Oil surged above $60 a barrel in New York for the first time since December on speculation the biggest U.S. supply glut in 85 years will ease.
U.S. inventory growth has slowed and supplies at Cushing, Oklahoma, the main U.S. oil-storage hub, have already declined. EOG Resources Inc., the largest shale-oil producer, said it lost money in the first quarter after taking steps to halt output growth following the price slump.
Crude has rebounded from a six-year low in March as U.S. drillers cut the number of operational oil rigs to the fewest since 2010. The rally may yet falter if higher prices encourage producers to resume pumping too quickly.
“We’ve broken a psychologically important level,” said Gene McGillian, a senior analyst at Tradition Energy in Stamford, Connecticut, adding that it’s probably time to sell oil as the market has risen too much. “It’s related to the idea that North American production will decline and the supply glut will ease.”
West Texas Intermediate for June delivery climbed $1.47, or 2.5 percent, to $60.40 a barrel on the New York Mercantile Exchange, the highest settlement since Dec. 10. The volume of all futures traded was close to the 100-day average for the time of day. Prices jumped 25 percent in April, the biggest monthly advance since May 2009.
Brent for June settlement added $1.07 to $67.52 a barrel on the London-based ICE Futures Europe exchange, the highest close since Dec. 5. The contract rose 21 percent in April, also the most since May 2009. The European benchmark crude was at a premium of $7.12 to WTI.
WTI extended gains after the American Petroleum Institute was said to report a drop in inventories, according to ForexLive. Total inventories fell 1.5 million barrels last week, with Cushing stockpiles slipping by 336,000, the API was said to report.
U.S. crude inventories increased by 1.35 million barrels through May 1, according to a Bloomberg survey before a report from the Energy Information Administration on Wednesday. Stockpile gains averaged 4.87 million barrels a day in the four weeks ended April 24, the lowest level since January.
Supplies reached 490.9 million barrels in the week ended April 24. That’s the highest level since 1930, based on monthly records dating back to 1920.
“The market’s probably getting a bit ahead of itself,” said Michael Lynch, president of Strategic Energy & Economic Research in Winchester, Massachusetts. “Inventories are so high, so it’s going to take a long time to get back to normal.”
Inventories at Cushing, the delivery point for WTI contracts, slid by 514,000 barrels to 61.7 million in the week ended April 24, the EIA said.
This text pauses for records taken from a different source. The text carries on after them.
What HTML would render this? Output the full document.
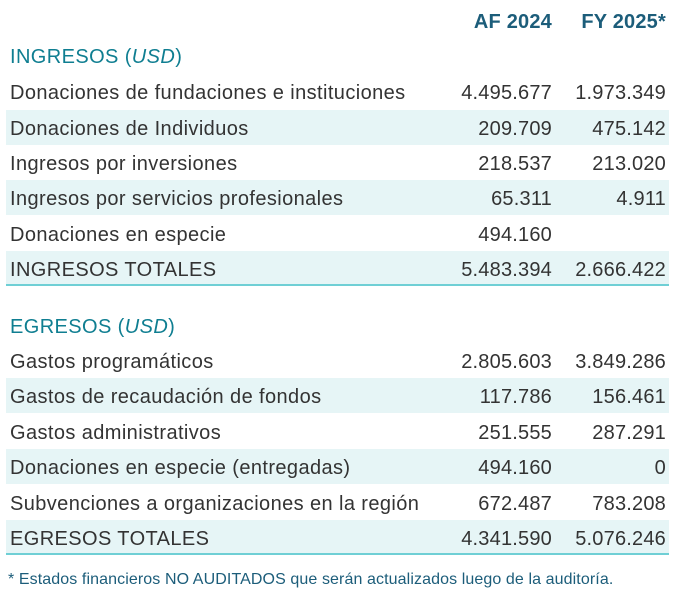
<!DOCTYPE html>
<html><head><meta charset="utf-8"><style>
body{margin:0;width:673px;height:600px;background:#fff;font-family:"Liberation Sans",sans-serif;position:relative;overflow:hidden;color:#333}
.r{position:absolute;left:6px;width:663px;height:35px;font-size:20px;line-height:35px;letter-spacing:0.4px}
.r span{top:2px}
.b{background:#e6f5f6}
.l{position:absolute;left:4px;white-space:nowrap}
.c1{position:absolute;right:117px;letter-spacing:0.2px}
.c2{position:absolute;right:3px;letter-spacing:0.2px}
.h{color:#0f7e91}
.hd{color:#1c5d7a;font-weight:bold}
.t{border-bottom:2px solid #6fcfd5;height:33px}
.fn{position:absolute;left:8px;top:571px;font-size:16px;color:#1c5d7a;letter-spacing:0.1px;white-space:nowrap}
</style></head><body>
<div class="r hd" style="top:3px"><span class="c1">AF 2024</span><span class="c2">FY 2025*</span></div>
<div class="r h" style="top:38px"><span class="l">INGRESOS (<i>USD</i>)</span></div>
<div class="r" style="top:74px"><span class="l">Donaciones de fundaciones e instituciones</span><span class="c1">4.495.677</span><span class="c2">1.973.349</span></div>
<div class="r b" style="top:110px"><span class="l">Donaciones de Individuos</span><span class="c1">209.709</span><span class="c2">475.142</span></div>
<div class="r" style="top:145px"><span class="l">Ingresos por inversiones</span><span class="c1">218.537</span><span class="c2">213.020</span></div>
<div class="r b" style="top:180px"><span class="l">Ingresos por servicios profesionales</span><span class="c1">65.311</span><span class="c2">4.911</span></div>
<div class="r" style="top:216px"><span class="l">Donaciones en especie</span><span class="c1">494.160</span></div>
<div class="r b t" style="top:251px"><span class="l">INGRESOS TOTALES</span><span class="c1">5.483.394</span><span class="c2">2.666.422</span></div>
<div class="r h" style="top:308px"><span class="l">EGRESOS (<i>USD</i>)</span></div>
<div class="r" style="top:343px"><span class="l">Gastos programáticos</span><span class="c1">2.805.603</span><span class="c2">3.849.286</span></div>
<div class="r b" style="top:378px"><span class="l">Gastos de recaudación de fondos</span><span class="c1">117.786</span><span class="c2">156.461</span></div>
<div class="r" style="top:414px"><span class="l">Gastos administrativos</span><span class="c1">251.555</span><span class="c2">287.291</span></div>
<div class="r b" style="top:449px"><span class="l">Donaciones en especie (entregadas)</span><span class="c1">494.160</span><span class="c2">0</span></div>
<div class="r" style="top:485px"><span class="l">Subvenciones a organizaciones en la región</span><span class="c1">672.487</span><span class="c2">783.208</span></div>
<div class="r b t" style="top:520px"><span class="l">EGRESOS TOTALES</span><span class="c1">4.341.590</span><span class="c2">5.076.246</span></div>
<div class="fn">* Estados financieros NO AUDITADOS que serán actualizados luego de la auditoría.</div>
</body></html>
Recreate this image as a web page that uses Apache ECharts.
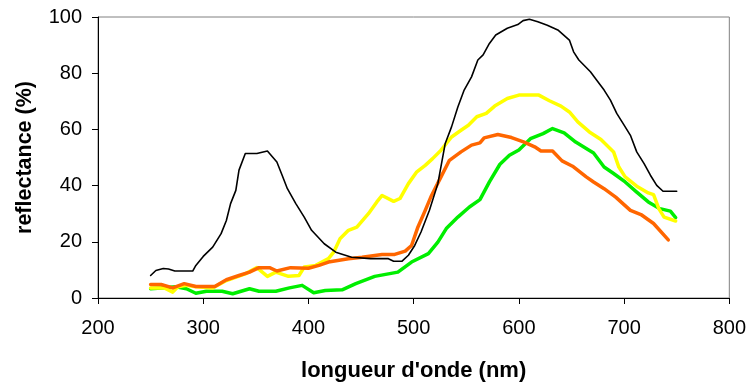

Crude inventories at the hub probably fell 200,000 barrels in the week ended May 1, according to a Bloomberg storage model.
EOG was among the fastest to respond to a crash in oil prices, as Chairman and Chief Executive Officer William Thomas in February announced plans to keep production flat this year and slash spending 40 percent.
The number of oil drilling rigs fell to 679 last week, the lowest level since 2010, according to Baker Hughes Inc. U.S. monthly oil production will decline from June through September before rebounding in the fourth quarter, according to EIA forecasts.
“U.S. markets are getting excited about any hints of lower production or stock draws in Cushing,” Olivier Jakob, managing director at Petromatrix GmbH, said by e-mail from Zug, Switzerland.
Saudi Arabia kept the discount at which it will sell Arab light crude to Asia in June at 60 cents to regional benchmarks, unchanged from May, state-owned Saudi Arabian Oil Co. said Tuesday. Aramco cut prices to a record low of $2.30 a barrel in March in a bid to retain market share in the region and has since narrowed the price differential.
“By keeping it unchanged, the Saudis are showing confidence that Asia is going to continue to buy oil,” said Phil Flynn, senior market analyst at the Price Futures Group in Chicago. “It’s a bullish sign for the market.”
Saudi Oil Minister Ali al-Naimi said in an interview on CNBC that he isn’t “worried at all” about the return of Iranian crude to the market if sanctions on the country are lifted as part of a deal on its nuclear program.